The second tour, this one into the Deep Mine, takes us 450 feet below the summit of the mountain in a tram shaped like a set of stairs. Here, once we slide out of our little compartments, we are without a visible guide as we walk through ten chambers observing more tableaux. There is, however, a pre-recorded narration in the soulfully matter-of-fact voice of a Victorian miner. As we thread our way through low, narrow tunnels chamber to chamber, I conspire to be at the front of the line. This is because I want to be first to come upon each new cavern to have a chance to feel its primal darkness just for a second. See, while the explanatory presentations in the mine are good, they are so tightly done that I find I have no time for contemplation. I think an important part of the experience of visiting Llechwedd should be the chance to soak in the gloom and feel the resignation of the people who worked down here rarely seeing the sun.
Hundreds of feet underground the chiseled rooms are enormous. Their arching shapes bring to mind the interiors of cathedrals. The darkness, the vastness, the deep history of the mines generates an air of reverence. We visitors even speak in our best church-whispers to one another. While moments of prerecorded harp music or male voice choir are a nice touch on this tour, most evocative is what is not there at all: The empty space that is the mine, the deep, dark mine.
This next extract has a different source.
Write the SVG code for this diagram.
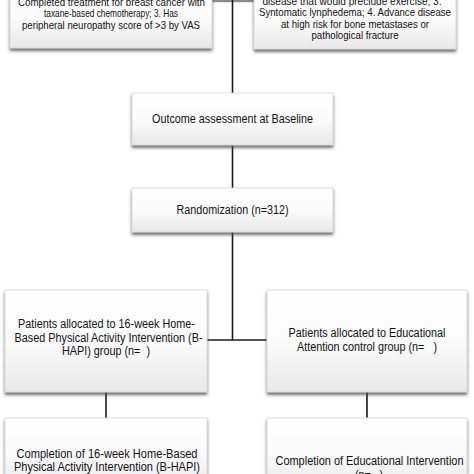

Welsh slate miners worked in appalling conditions. There was constant gloom. Each miner toiled by the light of a single taper, with a reserve in the fold of his cap (because this was where the spare would least likely be broken). There was disease. The men not only worked in mute darkness, but there was dust everywhere further obscuring the dimness of their candles and diminishing their lives with the increasing threat of silicosis with every breath they took. There was the danger of accidental explosions and cave-ins. Hours were long. The miners, paid solely for their output, worked from early morning putting in ten to twelve-hour days five to six days a week. Labor was relieved only by fifteen minutes for lunch and another fifteen minutes to discuss current events, debate or sing.
Breaks were taken underground in small slag cabins built by the miners. Lunches were brought from home. Flasks of tea were heated and reheated over candles attached to the walls of the cabin.
All this considered, you would think that once the miners emerged from their daily toil they would be allowed to rest their weary bodies. Instead, upon emerging from their Hadean conditions they were summoned to church. Balm for the soul was applied daily. Three times on Sundays.